Material →
□ □ □ □ □ □ □
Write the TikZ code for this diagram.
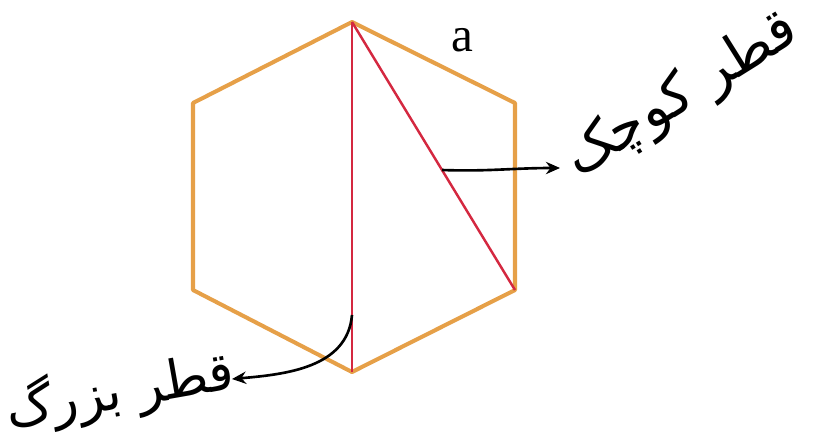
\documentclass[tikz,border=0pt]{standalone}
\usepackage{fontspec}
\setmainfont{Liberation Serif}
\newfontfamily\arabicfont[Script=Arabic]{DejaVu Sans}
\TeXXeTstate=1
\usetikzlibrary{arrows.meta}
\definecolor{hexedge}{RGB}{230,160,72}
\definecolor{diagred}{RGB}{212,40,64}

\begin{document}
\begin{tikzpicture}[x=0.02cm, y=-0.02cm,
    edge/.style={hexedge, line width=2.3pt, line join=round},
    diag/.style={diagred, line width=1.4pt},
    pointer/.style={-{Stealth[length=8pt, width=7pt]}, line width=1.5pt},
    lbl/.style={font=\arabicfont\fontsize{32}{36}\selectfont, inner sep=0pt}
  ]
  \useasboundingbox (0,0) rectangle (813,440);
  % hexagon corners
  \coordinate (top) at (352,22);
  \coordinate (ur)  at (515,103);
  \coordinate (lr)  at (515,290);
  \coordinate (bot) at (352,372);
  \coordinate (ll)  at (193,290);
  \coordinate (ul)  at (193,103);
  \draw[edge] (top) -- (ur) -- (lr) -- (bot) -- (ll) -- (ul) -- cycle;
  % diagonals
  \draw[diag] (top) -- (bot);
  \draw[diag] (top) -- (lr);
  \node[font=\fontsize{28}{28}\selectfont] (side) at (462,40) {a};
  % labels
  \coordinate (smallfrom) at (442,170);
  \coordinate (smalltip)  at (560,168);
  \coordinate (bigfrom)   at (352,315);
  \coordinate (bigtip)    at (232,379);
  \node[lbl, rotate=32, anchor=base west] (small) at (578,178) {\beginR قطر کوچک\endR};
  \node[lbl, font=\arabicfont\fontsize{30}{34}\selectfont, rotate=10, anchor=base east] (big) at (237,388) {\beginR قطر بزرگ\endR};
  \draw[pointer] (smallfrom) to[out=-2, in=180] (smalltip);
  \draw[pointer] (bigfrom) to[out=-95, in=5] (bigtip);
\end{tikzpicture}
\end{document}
□ □ □ □ □ □ □
Given exercise → Copy the listing over exactly, skipping the pictures it holds.

Completed exercise →
Write the TikZ code for this diagram.
\documentclass[tikz,border=0pt]{standalone}
\usepackage{fontspec}
\setmainfont{Liberation Serif}
\newfontfamily\arabicfont[Script=Arabic]{DejaVu Sans}
\TeXXeTstate=1
\usetikzlibrary{arrows.meta}
\definecolor{hexedge}{RGB}{230,160,72}
\definecolor{diagred}{RGB}{212,40,64}

\begin{document}
\begin{tikzpicture}[x=0.02cm, y=-0.02cm,
    edge/.style={hexedge, line width=2.3pt, line join=round},
    diag/.style={diagred, line width=1.4pt},
    pointer/.style={-{Stealth[length=8pt, width=7pt]}, line width=1.5pt},
    lbl/.style={font=\arabicfont\fontsize{32}{36}\selectfont, inner sep=0pt}
  ]
  \useasboundingbox (0,0) rectangle (813,440);
  % hexagon corners
  \coordinate (top) at (352,22);
  \coordinate (ur)  at (515,103);
  \coordinate (lr)  at (515,290);
  \coordinate (bot) at (352,372);
  \coordinate (ll)  at (193,290);
  \coordinate (ul)  at (193,103);
  \draw[edge] (top) -- (ur) -- (lr) -- (bot) -- (ll) -- (ul) -- cycle;
  % diagonals
  \draw[diag] (top) -- (bot);
  \draw[diag] (top) -- (lr);
  \node[font=\fontsize{28}{28}\selectfont] (side) at (462,40) {a};
  % labels
  \coordinate (smallfrom) at (442,170);
  \coordinate (smalltip)  at (560,168);
  \coordinate (bigfrom)   at (352,315);
  \coordinate (bigtip)    at (232,379);
  \node[lbl, rotate=32, anchor=base west] (small) at (578,178) {\beginR قطر کوچک\endR};
  \node[lbl, font=\arabicfont\fontsize{30}{34}\selectfont, rotate=10, anchor=base east] (big) at (237,388) {\beginR قطر بزرگ\endR};
  \draw[pointer] (smallfrom) to[out=-2, in=180] (smalltip);
  \draw[pointer] (bigfrom) to[out=-95, in=5] (bigtip);
\end{tikzpicture}
\end{document}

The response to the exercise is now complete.